● **PROBLEM DETAILS**
Repeat what the lines below say, word for word, and skip every image.

=-=-=-=-=

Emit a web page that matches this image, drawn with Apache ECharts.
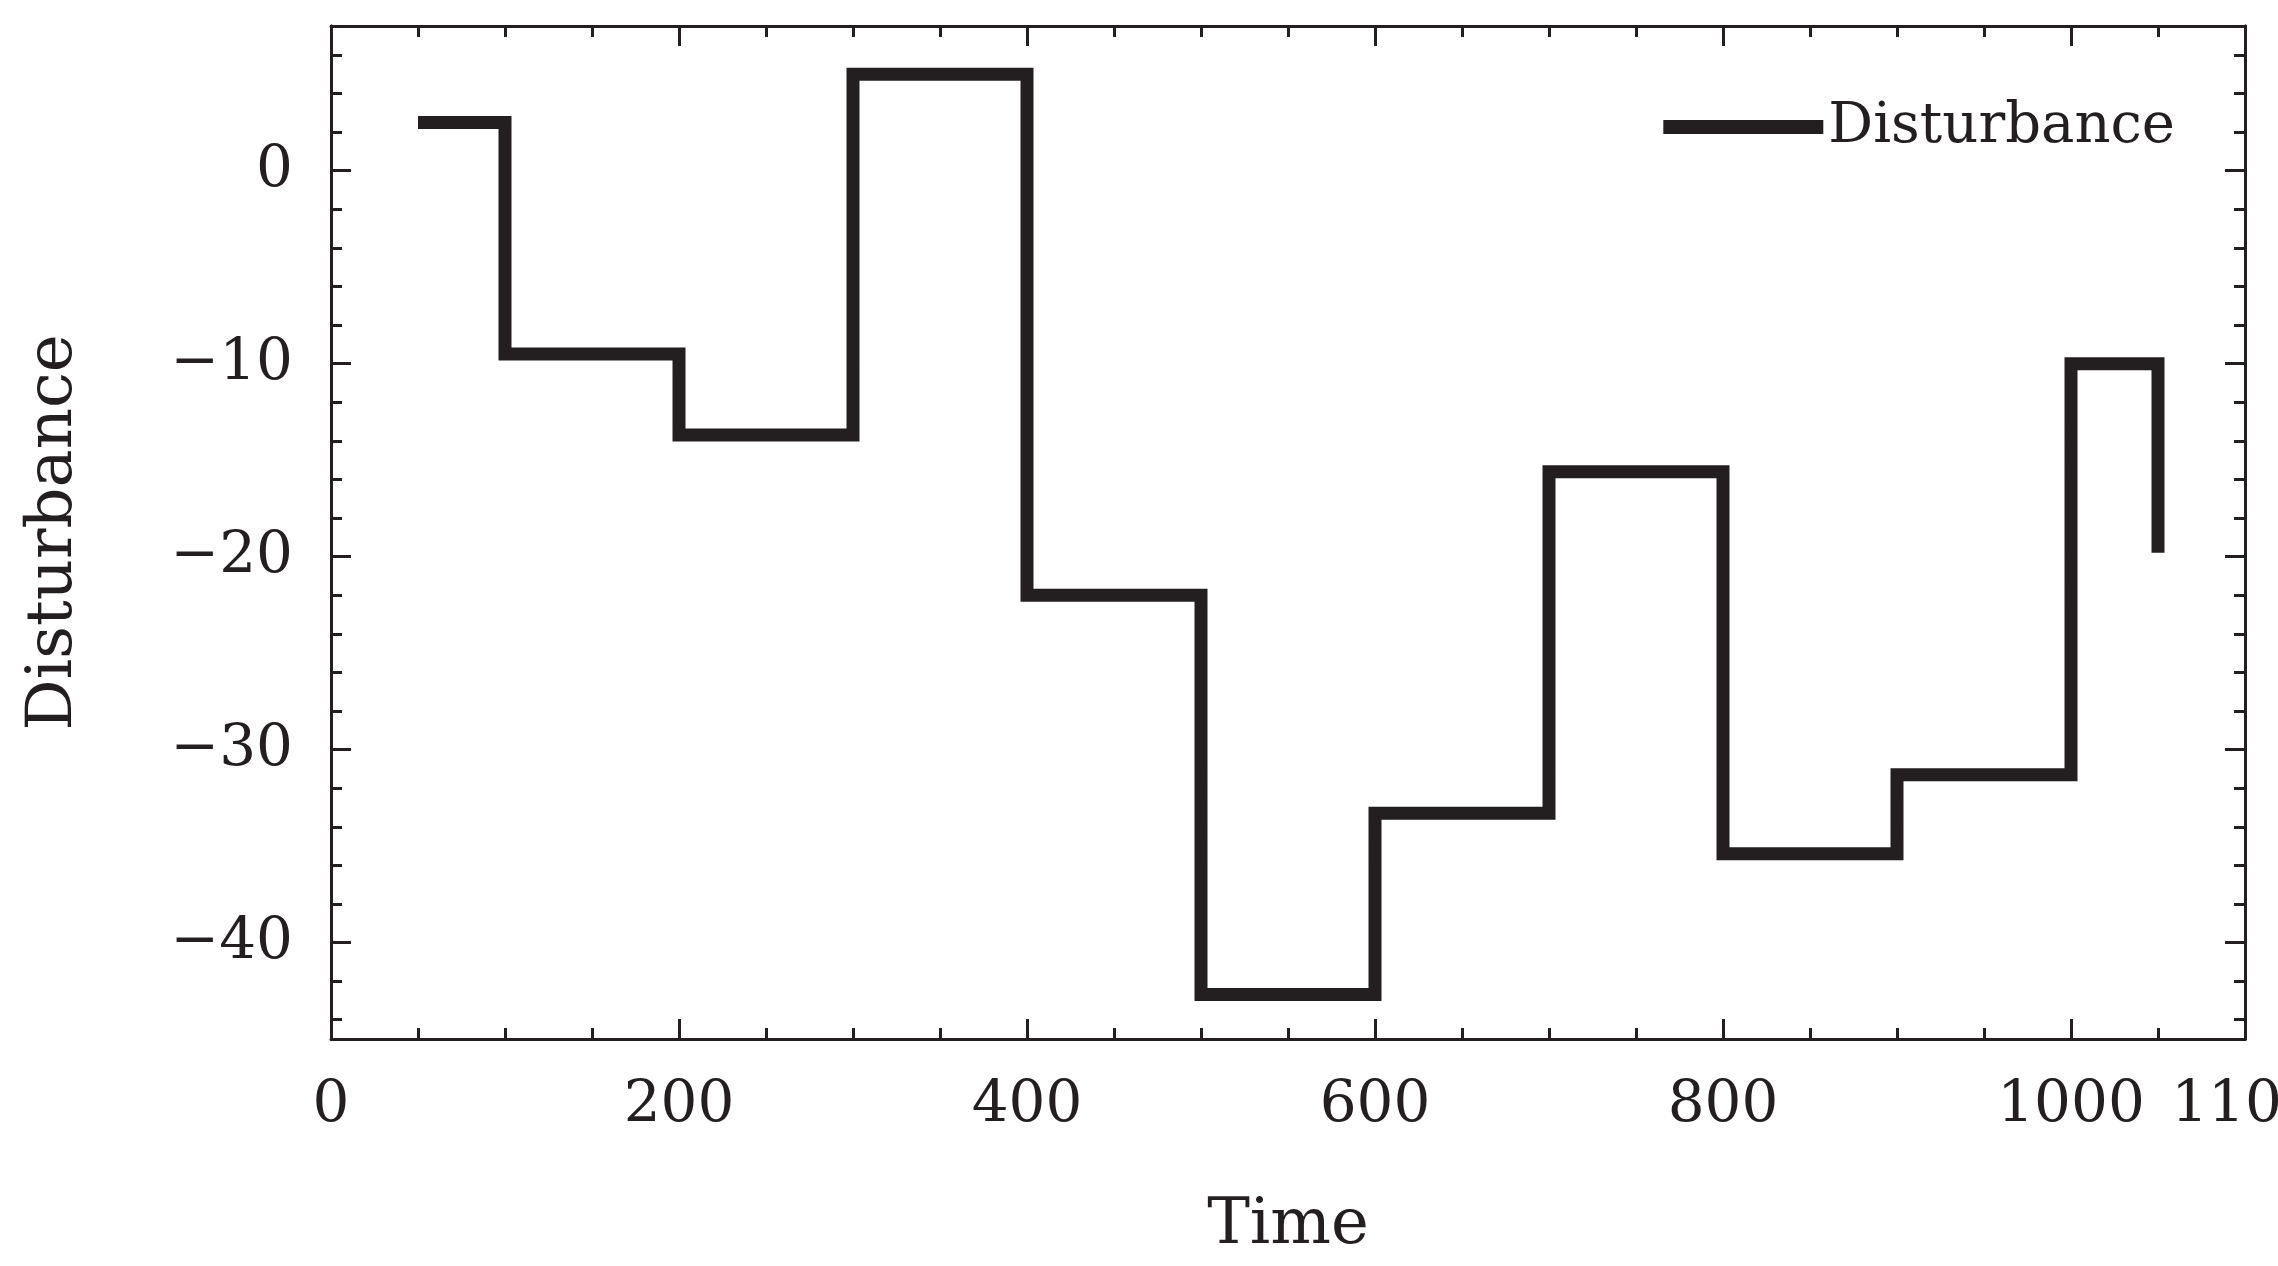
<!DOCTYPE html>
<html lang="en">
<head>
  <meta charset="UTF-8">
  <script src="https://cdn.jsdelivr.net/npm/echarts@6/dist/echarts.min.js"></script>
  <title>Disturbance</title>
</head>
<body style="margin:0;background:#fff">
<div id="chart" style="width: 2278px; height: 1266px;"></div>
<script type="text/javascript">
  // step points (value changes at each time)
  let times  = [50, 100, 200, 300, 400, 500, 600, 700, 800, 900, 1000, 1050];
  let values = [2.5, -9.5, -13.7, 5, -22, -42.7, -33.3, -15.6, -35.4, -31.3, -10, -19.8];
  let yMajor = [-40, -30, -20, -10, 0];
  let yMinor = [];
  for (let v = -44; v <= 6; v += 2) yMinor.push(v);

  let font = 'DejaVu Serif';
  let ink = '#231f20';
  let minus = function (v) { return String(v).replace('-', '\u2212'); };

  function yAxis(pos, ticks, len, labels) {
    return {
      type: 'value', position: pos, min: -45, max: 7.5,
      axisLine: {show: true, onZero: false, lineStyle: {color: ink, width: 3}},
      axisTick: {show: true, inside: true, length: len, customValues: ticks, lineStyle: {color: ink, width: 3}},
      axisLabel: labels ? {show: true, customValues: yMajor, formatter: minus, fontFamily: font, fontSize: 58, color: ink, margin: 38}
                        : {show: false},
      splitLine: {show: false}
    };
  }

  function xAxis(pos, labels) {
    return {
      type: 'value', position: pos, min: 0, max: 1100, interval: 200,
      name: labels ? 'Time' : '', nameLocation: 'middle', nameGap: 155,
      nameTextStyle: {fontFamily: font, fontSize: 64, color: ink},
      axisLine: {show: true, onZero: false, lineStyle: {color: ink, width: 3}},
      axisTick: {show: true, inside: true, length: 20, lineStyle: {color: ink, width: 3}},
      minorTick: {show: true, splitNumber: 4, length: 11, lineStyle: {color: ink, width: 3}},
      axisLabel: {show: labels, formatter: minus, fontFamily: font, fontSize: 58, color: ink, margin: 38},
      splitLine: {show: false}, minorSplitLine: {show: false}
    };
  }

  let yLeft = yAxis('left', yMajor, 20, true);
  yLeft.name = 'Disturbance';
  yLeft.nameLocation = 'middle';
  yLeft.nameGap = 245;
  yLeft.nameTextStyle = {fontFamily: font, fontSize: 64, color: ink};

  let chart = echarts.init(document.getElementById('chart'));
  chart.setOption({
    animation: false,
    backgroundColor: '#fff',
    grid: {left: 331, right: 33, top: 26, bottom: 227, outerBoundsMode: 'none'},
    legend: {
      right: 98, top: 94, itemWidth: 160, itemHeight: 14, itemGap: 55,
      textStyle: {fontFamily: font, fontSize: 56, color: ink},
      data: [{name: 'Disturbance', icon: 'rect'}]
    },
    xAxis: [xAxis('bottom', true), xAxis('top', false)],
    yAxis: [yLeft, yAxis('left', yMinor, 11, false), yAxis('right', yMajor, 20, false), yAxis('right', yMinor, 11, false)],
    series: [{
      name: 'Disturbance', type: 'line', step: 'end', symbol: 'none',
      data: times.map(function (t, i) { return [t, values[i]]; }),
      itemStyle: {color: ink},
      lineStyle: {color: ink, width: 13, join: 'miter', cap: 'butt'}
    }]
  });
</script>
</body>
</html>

=-=-=-=-=

● **RESPONSE TO THE TASK**
Emit a web page that matches this image, drawn with Apache ECharts.
<!DOCTYPE html>
<html lang="en">
<head>
  <meta charset="UTF-8">
  <script src="https://cdn.jsdelivr.net/npm/echarts@6/dist/echarts.min.js"></script>
  <title>Disturbance</title>
</head>
<body style="margin:0;background:#fff">
<div id="chart" style="width: 2278px; height: 1266px;"></div>
<script type="text/javascript">
  // step points (value changes at each time)
  let times  = [50, 100, 200, 300, 400, 500, 600, 700, 800, 900, 1000, 1050];
  let values = [2.5, -9.5, -13.7, 5, -22, -42.7, -33.3, -15.6, -35.4, -31.3, -10, -19.8];
  let yMajor = [-40, -30, -20, -10, 0];
  let yMinor = [];
  for (let v = -44; v <= 6; v += 2) yMinor.push(v);

  let font = 'DejaVu Serif';
  let ink = '#231f20';
  let minus = function (v) { return String(v).replace('-', '\u2212'); };

  function yAxis(pos, ticks, len, labels) {
    return {
      type: 'value', position: pos, min: -45, max: 7.5,
      axisLine: {show: true, onZero: false, lineStyle: {color: ink, width: 3}},
      axisTick: {show: true, inside: true, length: len, customValues: ticks, lineStyle: {color: ink, width: 3}},
      axisLabel: labels ? {show: true, customValues: yMajor, formatter: minus, fontFamily: font, fontSize: 58, color: ink, margin: 38}
                        : {show: false},
      splitLine: {show: false}
    };
  }

  function xAxis(pos, labels) {
    return {
      type: 'value', position: pos, min: 0, max: 1100, interval: 200,
      name: labels ? 'Time' : '', nameLocation: 'middle', nameGap: 155,
      nameTextStyle: {fontFamily: font, fontSize: 64, color: ink},
      axisLine: {show: true, onZero: false, lineStyle: {color: ink, width: 3}},
      axisTick: {show: true, inside: true, length: 20, lineStyle: {color: ink, width: 3}},
      minorTick: {show: true, splitNumber: 4, length: 11, lineStyle: {color: ink, width: 3}},
      axisLabel: {show: labels, formatter: minus, fontFamily: font, fontSize: 58, color: ink, margin: 38},
      splitLine: {show: false}, minorSplitLine: {show: false}
    };
  }

  let yLeft = yAxis('left', yMajor, 20, true);
  yLeft.name = 'Disturbance';
  yLeft.nameLocation = 'middle';
  yLeft.nameGap = 245;
  yLeft.nameTextStyle = {fontFamily: font, fontSize: 64, color: ink};

  let chart = echarts.init(document.getElementById('chart'));
  chart.setOption({
    animation: false,
    backgroundColor: '#fff',
    grid: {left: 331, right: 33, top: 26, bottom: 227, outerBoundsMode: 'none'},
    legend: {
      right: 98, top: 94, itemWidth: 160, itemHeight: 14, itemGap: 55,
      textStyle: {fontFamily: font, fontSize: 56, color: ink},
      data: [{name: 'Disturbance', icon: 'rect'}]
    },
    xAxis: [xAxis('bottom', true), xAxis('top', false)],
    yAxis: [yLeft, yAxis('left', yMinor, 11, false), yAxis('right', yMajor, 20, false), yAxis('right', yMinor, 11, false)],
    series: [{
      name: 'Disturbance', type: 'line', step: 'end', symbol: 'none',
      data: times.map(function (t, i) { return [t, values[i]]; }),
      itemStyle: {color: ink},
      lineStyle: {color: ink, width: 13, join: 'miter', cap: 'butt'}
    }]
  });
</script>
</body>
</html>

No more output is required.